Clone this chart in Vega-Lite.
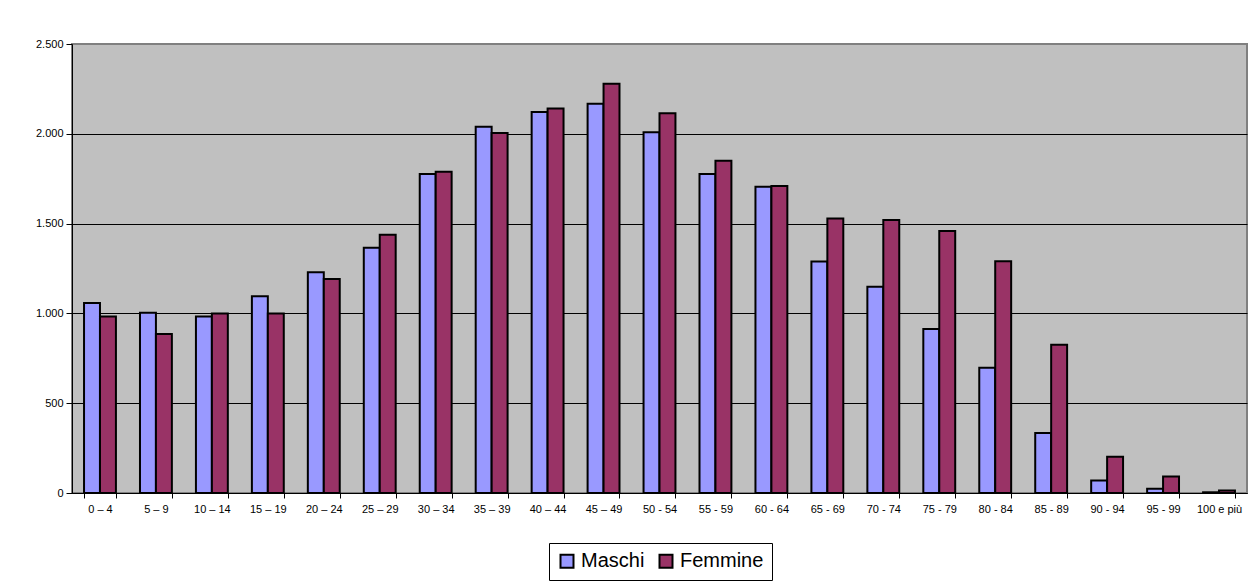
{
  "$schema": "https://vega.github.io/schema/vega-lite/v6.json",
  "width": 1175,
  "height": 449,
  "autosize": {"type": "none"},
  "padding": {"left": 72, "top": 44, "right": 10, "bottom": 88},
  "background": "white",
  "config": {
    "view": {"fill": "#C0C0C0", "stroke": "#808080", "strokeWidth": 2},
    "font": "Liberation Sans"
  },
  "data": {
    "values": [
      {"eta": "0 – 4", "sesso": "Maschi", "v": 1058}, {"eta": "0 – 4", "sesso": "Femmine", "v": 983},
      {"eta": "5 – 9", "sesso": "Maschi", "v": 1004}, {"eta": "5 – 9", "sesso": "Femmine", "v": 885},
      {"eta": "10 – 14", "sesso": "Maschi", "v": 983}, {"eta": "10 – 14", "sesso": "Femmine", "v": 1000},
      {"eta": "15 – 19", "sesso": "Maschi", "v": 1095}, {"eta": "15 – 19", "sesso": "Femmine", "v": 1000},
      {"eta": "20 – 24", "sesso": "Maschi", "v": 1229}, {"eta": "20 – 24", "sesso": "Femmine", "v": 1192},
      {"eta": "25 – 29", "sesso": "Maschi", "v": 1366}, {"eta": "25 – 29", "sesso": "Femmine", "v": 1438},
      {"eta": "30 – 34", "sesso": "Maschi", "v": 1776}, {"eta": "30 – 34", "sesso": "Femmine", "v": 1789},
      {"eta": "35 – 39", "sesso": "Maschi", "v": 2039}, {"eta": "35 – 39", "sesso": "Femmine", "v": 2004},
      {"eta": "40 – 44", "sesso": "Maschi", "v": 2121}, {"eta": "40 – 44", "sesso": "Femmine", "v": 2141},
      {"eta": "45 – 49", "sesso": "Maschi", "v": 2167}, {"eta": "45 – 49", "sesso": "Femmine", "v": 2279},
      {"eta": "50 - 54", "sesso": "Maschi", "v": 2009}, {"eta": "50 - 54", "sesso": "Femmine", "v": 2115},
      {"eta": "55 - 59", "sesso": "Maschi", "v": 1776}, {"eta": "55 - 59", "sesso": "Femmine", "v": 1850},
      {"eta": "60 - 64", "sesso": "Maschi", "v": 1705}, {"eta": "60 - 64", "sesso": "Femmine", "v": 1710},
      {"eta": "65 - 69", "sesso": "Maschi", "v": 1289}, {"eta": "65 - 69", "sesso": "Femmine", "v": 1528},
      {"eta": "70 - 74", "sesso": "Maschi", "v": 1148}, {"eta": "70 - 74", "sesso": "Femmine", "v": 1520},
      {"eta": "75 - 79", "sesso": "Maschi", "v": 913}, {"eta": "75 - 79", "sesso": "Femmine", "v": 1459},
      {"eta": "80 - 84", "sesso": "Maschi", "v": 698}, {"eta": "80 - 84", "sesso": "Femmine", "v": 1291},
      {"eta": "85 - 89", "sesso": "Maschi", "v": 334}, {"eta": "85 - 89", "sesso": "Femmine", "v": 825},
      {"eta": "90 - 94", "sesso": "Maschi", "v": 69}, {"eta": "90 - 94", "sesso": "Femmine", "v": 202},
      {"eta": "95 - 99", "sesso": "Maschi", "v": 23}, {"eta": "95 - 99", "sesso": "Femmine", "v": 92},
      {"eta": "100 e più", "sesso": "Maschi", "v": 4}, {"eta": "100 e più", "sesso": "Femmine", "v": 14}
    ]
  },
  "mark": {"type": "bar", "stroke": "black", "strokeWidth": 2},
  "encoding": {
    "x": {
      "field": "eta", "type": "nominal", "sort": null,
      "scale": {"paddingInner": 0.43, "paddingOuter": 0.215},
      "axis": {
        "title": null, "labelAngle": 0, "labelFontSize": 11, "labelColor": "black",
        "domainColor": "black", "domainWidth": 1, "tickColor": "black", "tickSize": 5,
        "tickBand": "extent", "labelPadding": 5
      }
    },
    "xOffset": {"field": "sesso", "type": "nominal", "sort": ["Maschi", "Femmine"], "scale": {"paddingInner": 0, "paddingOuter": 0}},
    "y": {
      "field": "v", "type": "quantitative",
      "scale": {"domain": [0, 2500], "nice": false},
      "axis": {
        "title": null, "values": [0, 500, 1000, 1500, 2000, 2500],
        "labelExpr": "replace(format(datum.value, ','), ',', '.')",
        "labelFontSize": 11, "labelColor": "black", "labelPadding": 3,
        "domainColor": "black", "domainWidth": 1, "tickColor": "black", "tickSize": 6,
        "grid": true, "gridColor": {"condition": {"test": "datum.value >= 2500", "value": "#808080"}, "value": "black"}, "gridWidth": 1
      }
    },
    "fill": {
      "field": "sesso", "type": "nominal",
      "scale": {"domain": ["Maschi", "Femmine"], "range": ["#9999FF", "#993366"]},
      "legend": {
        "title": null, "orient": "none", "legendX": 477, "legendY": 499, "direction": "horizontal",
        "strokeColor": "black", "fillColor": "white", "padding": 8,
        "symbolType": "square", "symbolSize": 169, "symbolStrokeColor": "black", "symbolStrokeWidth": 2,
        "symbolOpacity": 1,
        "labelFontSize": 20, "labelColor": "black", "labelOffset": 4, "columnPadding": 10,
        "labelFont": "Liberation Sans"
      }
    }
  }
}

TASK BRIEF => Print the whole listing above once more, word for word, without its pictures.

COMPLETE OUTPUT =>
Clone this chart in Vega-Lite.
{
  "$schema": "https://vega.github.io/schema/vega-lite/v6.json",
  "width": 1175,
  "height": 449,
  "autosize": {"type": "none"},
  "padding": {"left": 72, "top": 44, "right": 10, "bottom": 88},
  "background": "white",
  "config": {
    "view": {"fill": "#C0C0C0", "stroke": "#808080", "strokeWidth": 2},
    "font": "Liberation Sans"
  },
  "data": {
    "values": [
      {"eta": "0 – 4", "sesso": "Maschi", "v": 1058}, {"eta": "0 – 4", "sesso": "Femmine", "v": 983},
      {"eta": "5 – 9", "sesso": "Maschi", "v": 1004}, {"eta": "5 – 9", "sesso": "Femmine", "v": 885},
      {"eta": "10 – 14", "sesso": "Maschi", "v": 983}, {"eta": "10 – 14", "sesso": "Femmine", "v": 1000},
      {"eta": "15 – 19", "sesso": "Maschi", "v": 1095}, {"eta": "15 – 19", "sesso": "Femmine", "v": 1000},
      {"eta": "20 – 24", "sesso": "Maschi", "v": 1229}, {"eta": "20 – 24", "sesso": "Femmine", "v": 1192},
      {"eta": "25 – 29", "sesso": "Maschi", "v": 1366}, {"eta": "25 – 29", "sesso": "Femmine", "v": 1438},
      {"eta": "30 – 34", "sesso": "Maschi", "v": 1776}, {"eta": "30 – 34", "sesso": "Femmine", "v": 1789},
      {"eta": "35 – 39", "sesso": "Maschi", "v": 2039}, {"eta": "35 – 39", "sesso": "Femmine", "v": 2004},
      {"eta": "40 – 44", "sesso": "Maschi", "v": 2121}, {"eta": "40 – 44", "sesso": "Femmine", "v": 2141},
      {"eta": "45 – 49", "sesso": "Maschi", "v": 2167}, {"eta": "45 – 49", "sesso": "Femmine", "v": 2279},
      {"eta": "50 - 54", "sesso": "Maschi", "v": 2009}, {"eta": "50 - 54", "sesso": "Femmine", "v": 2115},
      {"eta": "55 - 59", "sesso": "Maschi", "v": 1776}, {"eta": "55 - 59", "sesso": "Femmine", "v": 1850},
      {"eta": "60 - 64", "sesso": "Maschi", "v": 1705}, {"eta": "60 - 64", "sesso": "Femmine", "v": 1710},
      {"eta": "65 - 69", "sesso": "Maschi", "v": 1289}, {"eta": "65 - 69", "sesso": "Femmine", "v": 1528},
      {"eta": "70 - 74", "sesso": "Maschi", "v": 1148}, {"eta": "70 - 74", "sesso": "Femmine", "v": 1520},
      {"eta": "75 - 79", "sesso": "Maschi", "v": 913}, {"eta": "75 - 79", "sesso": "Femmine", "v": 1459},
      {"eta": "80 - 84", "sesso": "Maschi", "v": 698}, {"eta": "80 - 84", "sesso": "Femmine", "v": 1291},
      {"eta": "85 - 89", "sesso": "Maschi", "v": 334}, {"eta": "85 - 89", "sesso": "Femmine", "v": 825},
      {"eta": "90 - 94", "sesso": "Maschi", "v": 69}, {"eta": "90 - 94", "sesso": "Femmine", "v": 202},
      {"eta": "95 - 99", "sesso": "Maschi", "v": 23}, {"eta": "95 - 99", "sesso": "Femmine", "v": 92},
      {"eta": "100 e più", "sesso": "Maschi", "v": 4}, {"eta": "100 e più", "sesso": "Femmine", "v": 14}
    ]
  },
  "mark": {"type": "bar", "stroke": "black", "strokeWidth": 2},
  "encoding": {
    "x": {
      "field": "eta", "type": "nominal", "sort": null,
      "scale": {"paddingInner": 0.43, "paddingOuter": 0.215},
      "axis": {
        "title": null, "labelAngle": 0, "labelFontSize": 11, "labelColor": "black",
        "domainColor": "black", "domainWidth": 1, "tickColor": "black", "tickSize": 5,
        "tickBand": "extent", "labelPadding": 5
      }
    },
    "xOffset": {"field": "sesso", "type": "nominal", "sort": ["Maschi", "Femmine"], "scale": {"paddingInner": 0, "paddingOuter": 0}},
    "y": {
      "field": "v", "type": "quantitative",
      "scale": {"domain": [0, 2500], "nice": false},
      "axis": {
        "title": null, "values": [0, 500, 1000, 1500, 2000, 2500],
        "labelExpr": "replace(format(datum.value, ','), ',', '.')",
        "labelFontSize": 11, "labelColor": "black", "labelPadding": 3,
        "domainColor": "black", "domainWidth": 1, "tickColor": "black", "tickSize": 6,
        "grid": true, "gridColor": {"condition": {"test": "datum.value >= 2500", "value": "#808080"}, "value": "black"}, "gridWidth": 1
      }
    },
    "fill": {
      "field": "sesso", "type": "nominal",
      "scale": {"domain": ["Maschi", "Femmine"], "range": ["#9999FF", "#993366"]},
      "legend": {
        "title": null, "orient": "none", "legendX": 477, "legendY": 499, "direction": "horizontal",
        "strokeColor": "black", "fillColor": "white", "padding": 8,
        "symbolType": "square", "symbolSize": 169, "symbolStrokeColor": "black", "symbolStrokeWidth": 2,
        "symbolOpacity": 1,
        "labelFontSize": 20, "labelColor": "black", "labelOffset": 4, "columnPadding": 10,
        "labelFont": "Liberation Sans"
      }
    }
  }
}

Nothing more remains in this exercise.